Background: Investigating the safe range of orthodontic tooth movement is essential for maintaining oral and maxillofacial stability post-treatment. Although clear aligners rely on pre-treatment digital models, their effect on periodontal hard tissues remains uncertain. By integrating CBCT-derived cervical and root data with crown data from digital intraoral scans, a three-dimensional (3D) fusion model may enhance precision and safety.
Objective: This study aims to construct a three-dimensional (3D) fusion model based on artificial intelligence (AI) software that matches CBCT and intraoral scanning data using the Andrews six element standard. The model will be utilized to assess the three-dimensional effects of clear aligners on tooth movement, to provide a reference for the design of pre-treatment target positions.
Methods: Between May 2022 and May 2024, 320 patients who completed clear aligner therapy at our institution were screened; 136 (age 13-35 years, fully erupted permanent dentition, periodontal pocket depth <3 mm) met the criteria. Baseline ("simulation") and post-treatment ("fusion") models were compared. Outcomes included Upper Core Discrepancy (UCD), Upper incisors Antero-Posterior discrepancy (UAP), Lower Spee curve Deep discrepancy (LSD), Upper Anterior teeth Width discrepancy (UAW), Upper Canine Width discrepancy (UCW), Upper Molar Width discrepancy (UMW), and total scores. Subanalyses examined gender, age stage (adolescent vs adult), and treatment method (extraction vs non-extraction).
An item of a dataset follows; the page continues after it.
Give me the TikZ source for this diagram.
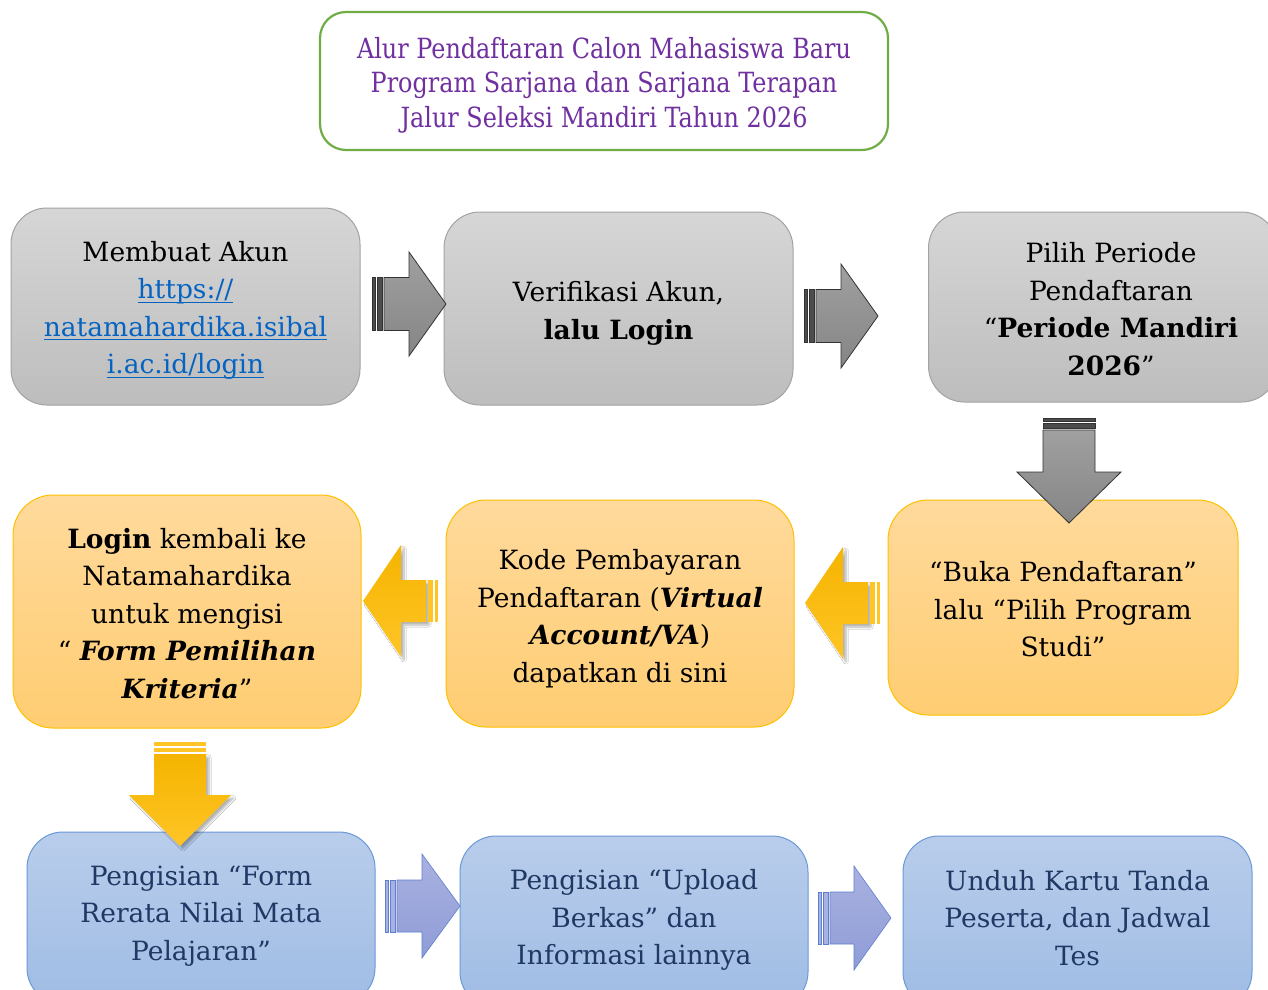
\documentclass[tikz,border=0pt]{standalone}
\usepackage{fontspec}
\setmainfont{DejaVu Serif}
\newfontfamily\titlefont[FakeStretch=0.86]{DejaVu Serif}
\usetikzlibrary{shadows.blur}
\definecolor{titlegreen}{HTML}{70AD47}
\definecolor{titlepurple}{HTML}{7030A0}
\definecolor{graytop}{HTML}{D6D6D6}
\definecolor{graybot}{HTML}{BDBDBD}
\definecolor{grayline}{HTML}{A3A3A3}
\definecolor{orangetop}{HTML}{FFDA9C}
\definecolor{orangebot}{HTML}{FFCD72}
\definecolor{orangeline}{HTML}{FFC000}
\definecolor{bluetop}{HTML}{B9CDEB}
\definecolor{bluebot}{HTML}{9FBCE4}
\definecolor{blueline}{HTML}{6A9AD8}
\definecolor{bluetext}{HTML}{1F3864}
\definecolor{linkblue}{HTML}{0563C1}
\definecolor{arrgray1}{HTML}{A0A0A0}
\definecolor{arrgray2}{HTML}{858585}
\definecolor{arrorange1}{HTML}{F5B400}
\definecolor{arrorange2}{HTML}{FFC526}
\definecolor{arrblue1}{HTML}{A9B1E0}
\definecolor{arrblue2}{HTML}{8F9CD6}
\definecolor{arrblueline}{HTML}{5E7FD0}
% #1 style, #2 x, #3 y (start centre), #4 rotation, #5 length, #6 head length, #7 shaft half, #8 head half
\newcommand\blkarrow[8]{%
  \begin{scope}[shift={(#2,#3)},rotate=#4]
    \path[#1] (12,-#7) -- ({#5-#6},-#7) -- ({#5-#6},-#8) -- (#5,0) -- ({#5-#6},#8) -- ({#5-#6},#7) -- (12,#7) -- cycle;
    \path[#1 stripe] (0,-#7) rectangle (3.5,#7);
    \path[#1 stripe] (5.5,-#7) rectangle (10,#7);
  \end{scope}}
\tikzset{
  box/.style={rounded corners=36pt, line width=1pt, inner sep=0pt},
  txt/.style={align=center, font=\fontsize{26.5}{37.5}\selectfont, inner sep=0pt},
  graybox/.style={box, draw=grayline, top color=graytop, bottom color=graybot},
  orangebox/.style={box, draw=orangeline, top color=orangetop, bottom color=orangebot},
  bluebox/.style={box, draw=blueline, top color=bluetop, bottom color=bluebot},
  bluetxt/.style={txt, text=bluetext},
  grayarrow/.style={draw=black!80, line width=0.8pt, top color=arrgray1, bottom color=arrgray2},
  grayarrow stripe/.style={draw=black!80, line width=0.8pt, fill=black!70},
  orangearrow/.style={top color=arrorange1, bottom color=arrorange2,
    blur shadow={shadow xshift=3pt, shadow yshift=-3pt, shadow blur steps=8, shadow opacity=30}},
  orangearrow stripe/.style={fill=arrorange2},
  bluearrow/.style={draw=arrblueline, line width=0.6pt, top color=arrblue1, bottom color=arrblue2},
  bluearrow stripe/.style={draw=arrblueline, line width=0.6pt, fill=arrblue1},
}
\newcommand\lnk[1]{{\color{linkblue}\setbox0\hbox{#1}\rlap{\raisebox{-4pt}{\rule{\wd0}{1.3pt}}}\box0}}
\begin{document}
\begin{tikzpicture}[x=1pt,y=-1pt]
\useasboundingbox (0,0) rectangle (1268,989);
\fill[white] (0,0) rectangle (1268,989);

% title
\node[draw=titlegreen, line width=2.2pt, rounded corners=26pt, minimum width=568pt,
  minimum height=138pt] (title) at (604,81) {};
\node[align=center, text=titlepurple, inner sep=0pt,
  font=\titlefont\fontsize{27.8}{34.5}\selectfont] (title text) at ([yshift=-4pt]title.center)
  {Alur Pendaftaran Calon Mahasiswa Baru\\Program Sarjana dan Sarjana Terapan\\Jalur Seleksi Mandiri Tahun 2026};

% row 1
\node[graybox, minimum width=349pt, minimum height=197pt] (akun) at (185.5,306.5) {};
\node[txt] (akun text) at ([yshift=-4pt]akun.center)
  {Membuat Akun\\\lnk{https://}\\\lnk{natamahardika.isibal}\\\lnk{i.ac.id/login}};
\node[graybox, minimum width=349pt, minimum height=193pt] (verif) at (618.5,308.5) {};
\node[txt] (verif text) at ([yshift=-5pt]verif.center)
  {Verifikasi Akun,\\\textbf{lalu Login}};
\node[graybox, minimum width=349pt, minimum height=190pt] (periode) at (1103,307) {};
\node[txt] (periode text) at ([xshift=8pt,yshift=-2pt]periode.center)
  {Pilih Periode\\Pendaftaran\\“\textbf{Periode Mandiri}\\\textbf{2026}”};

% row 2
\node[orangebox, rounded corners=40pt, minimum width=348pt, minimum height=233pt] (login) at (187,611.5) {};
\node[txt] (login text) at ([yshift=-2pt]login.center)
  {\textbf{Login} kembali ke\\Natamahardika\\untuk mengisi\\“ \textbf{\textit{Form Pemilihan}}\\\textbf{\textit{Kriteria}}”};
\node[orangebox, rounded corners=40pt, minimum width=348pt, minimum height=227pt] (kode) at (620,613.5) {};
\node[txt] (kode text) at ([yshift=-5pt]kode.center)
  {Kode Pembayaran\\Pendaftaran (\textbf{\textit{Virtual}}\\\textbf{\textit{Account/VA}})\\dapatkan di sini};
\node[orangebox, rounded corners=40pt, minimum width=350pt, minimum height=215pt] (buka) at (1063,607.5) {};
\node[txt] (buka text) at ([yshift=-2pt]buka.center)
  {“Buka Pendaftaran”\\lalu “Pilih Program\\Studi”};

% row 3
\node[bluebox, minimum width=348pt, minimum height=172pt] (rerata) at (201,918) {};
\node[bluetxt] (rerata text) at ([yshift=2pt]rerata.center)
  {Pengisian “Form\\Rerata Nilai Mata\\Pelajaran”};
\node[bluebox, minimum width=348pt, minimum height=172pt] (upload) at (634,922) {};
\node[bluetxt] (upload text) at ([yshift=2pt]upload.center)
  {Pengisian “Upload\\Berkas” dan\\Informasi lainnya};
\node[bluebox, minimum width=349pt, minimum height=172pt] (unduh) at (1077.5,922) {};
\node[bluetxt] (unduh text) at ([yshift=4pt]unduh.center)
  {Unduh Kartu Tanda\\Peserta, dan Jadwal\\Tes};

% arrows
\blkarrow{grayarrow}{372}{304}{0}{74}{37}{26.5}{52}
\blkarrow{grayarrow}{804}{316}{0}{74}{37}{26.5}{52}
\blkarrow{grayarrow}{1069}{418}{-90}{105}{51}{26}{52}
\blkarrow{orangearrow}{880}{603}{180}{75}{38}{21}{56}
\blkarrow{orangearrow}{438}{601}{180}{75}{38}{21}{56}
\blkarrow{orangearrow}{180}{742}{-90}{104}{51}{26}{51}
\blkarrow{bluearrow}{385}{906}{0}{75}{38}{26}{52}
\blkarrow{bluearrow}{818}{918}{0}{73}{37}{26}{52}
\end{tikzpicture}
\end{document}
Results: The study was funded in May 2022, with data collection beginning the same month and continuing until May 2024. Of 320 initial participants, 136 met the inclusion criteria. Data analysis is ongoing, and final results are expected by late 2024. Among the 136 participants, 90 (66%) were female, 46 (34%) male; 64 (47%) were adolescents, 72 (53%) adults; and 38 (28%) underwent extraction, 98 (72%) did not. Total scores did not differ significantly by gender (mean difference 0.01, 95% CI -0.13 to 0.15; P=.85), age stage (mean difference 0.03, 95% CI -0.10 to 0.17; P=.60), or treatment method (mean difference 0.07, 95% CI -0.22 to 0.07; P=.32). No significant differences were found in UCD (mean difference 0.001, 95% CI -0.02 to 0.01; P=.90) or UAP (mean difference 0.01, 95% CI -0.03 to 0.00; P=.06) by treatment method. However, adolescents exhibited smaller differences in UCD, UAW, UCW, and UMW yet larger differences in UAP and LSD (df=134; P<.001). Extraction cases showed smaller LSD, UAW, and UCW but larger UMW differences compared with non-extraction (df=134; P<.001).
Conclusions: The 3D fusion model provides a reliable clinical reference for target position design and treatment outcome evaluation in clear aligner systems. The construction and application of 3D fusion model in clear aligner orthodontics represent a significant leap forward, offering substantial clinical benefits while establishing a new standard for precision, personalization, and evidence-based treatment planning in the field.
Clinicaltrial: ChiCTR2400094304, https://www.chictr.org.cn/bin/project/edit?pid=246890.